The latest New Zealand Dairy Statistics report – also known as “the cow census” – showed the number of milking cows dipped slightly in the 2020-21 season.
But despite shrinking from 4.92 million to 4.9 million animals, the herd produced a record 1.95 billion kilograms of milk solids (kgMS).
Total milk volume and per cow production were also the highest on record, according to the report from Livestock Improvement Corporation (LIC) and DairyNZ.
DairyNZ chief executive Dr Tim Mackle said the continuation of the “more milk from fewer cows trend” showed an ongoing focus on milking better cows and farming more sustainably.
“Farmers are focused on developing more productive and efficient cows and farming systems, with a lighter environmental footprint.
“They want to retain our unique pasture-based farming system and remain world leading.”

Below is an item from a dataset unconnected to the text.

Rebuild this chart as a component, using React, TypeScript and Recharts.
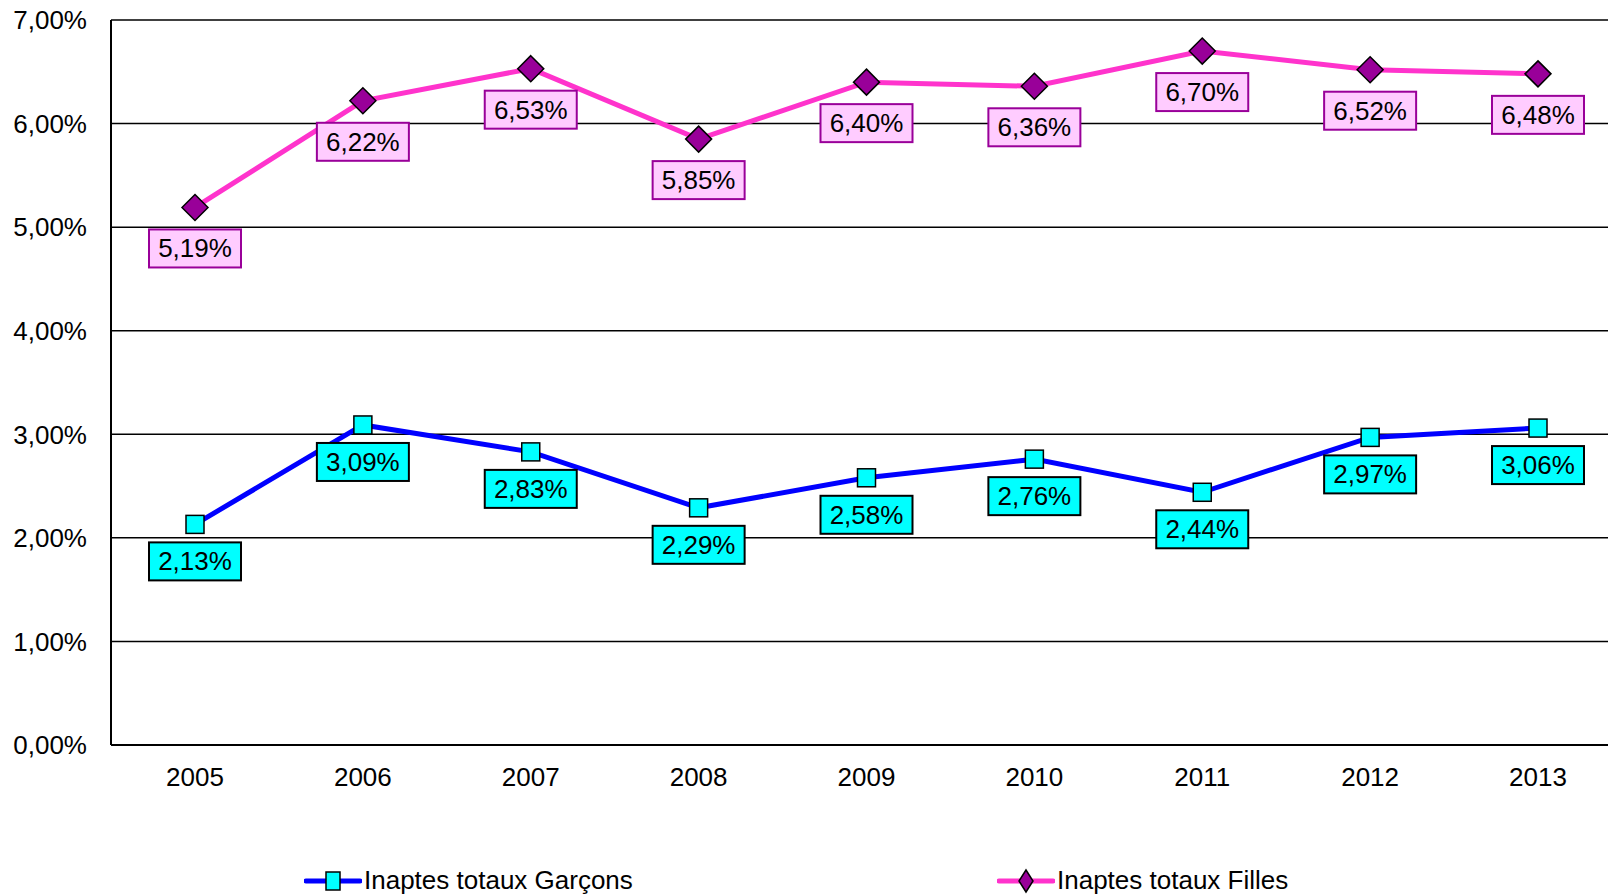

Favourable weather conditions also contributed to good grass growth, while higher milk prices meant many farmers extended their milking season.
The percentage of cows mated to artificial breeding (AB) rose to 71.3 per cent (up from 70.8 per cent in 2019-20), and the number of cows herd tested is the highest on record (3.735 million cows, or 76.2 per cent of the national herd).
Herd testing enables farmers to monitor and improve the quality and productivity of their herds.
LIC acting chief executive David Hazlehurst said the greater uptake of herd improvement services showed farmers were focused on producing the most sustainable and efficient animals.
“With a focus on cow quality over quantity, more farmers are investing in premium genetics to help ensure their next generation of replacements are more efficient than the last.”
Hazlehurst said young, genomically-selected bulls and sexed semen, which generates female calves from top cows, are examples of the high-impact tools farmers are adopting to increase the rate of genetic gain in their herds.
“It’s really pleasing to see these stats provide farmers with reassurance that the tools they’re investing in to increase their herd’s production efficiency and reduce their farm’s environmental footprint are working,” he said.
“Increasing milk solids with a reduced cow population is an achievement the whole sector should be proud of.”
Mackle said dairy played a key role in New Zealand, employing around 50,000 people and estimated to contribute more than $37 billion to the economy in 2020-21.
Key statistics from the New Zealand Dairy Statistics 2020-21 report
- The dairy sector produced 21.7 billion litres of milk containing 1.947 billion kgMS – a 2.6 per cent increase in litres and a 2.7 per cent increase in kgMS processed.
- Average milk production per cow was 397kgMS, a 3.1 per cent increase from 385kgMS last season and the highest on record.
- The total cow population was 4.9 million, a small decrease of 0.36 per from the previous season.
- A total of 3.735 million cows were herd tested (76.2 per cent of cows), the highest number on record.
- 3.497 million cows were mated to AB. The percentage of cows mated to AB was 71.3 per cent, which was higher than the previous season (70.8 per cent).
- The average dairy co-operative payout of $7.75 per kgMS was higher than the previous season ($7.20) and the second-highest average payout in the past 10 seasons.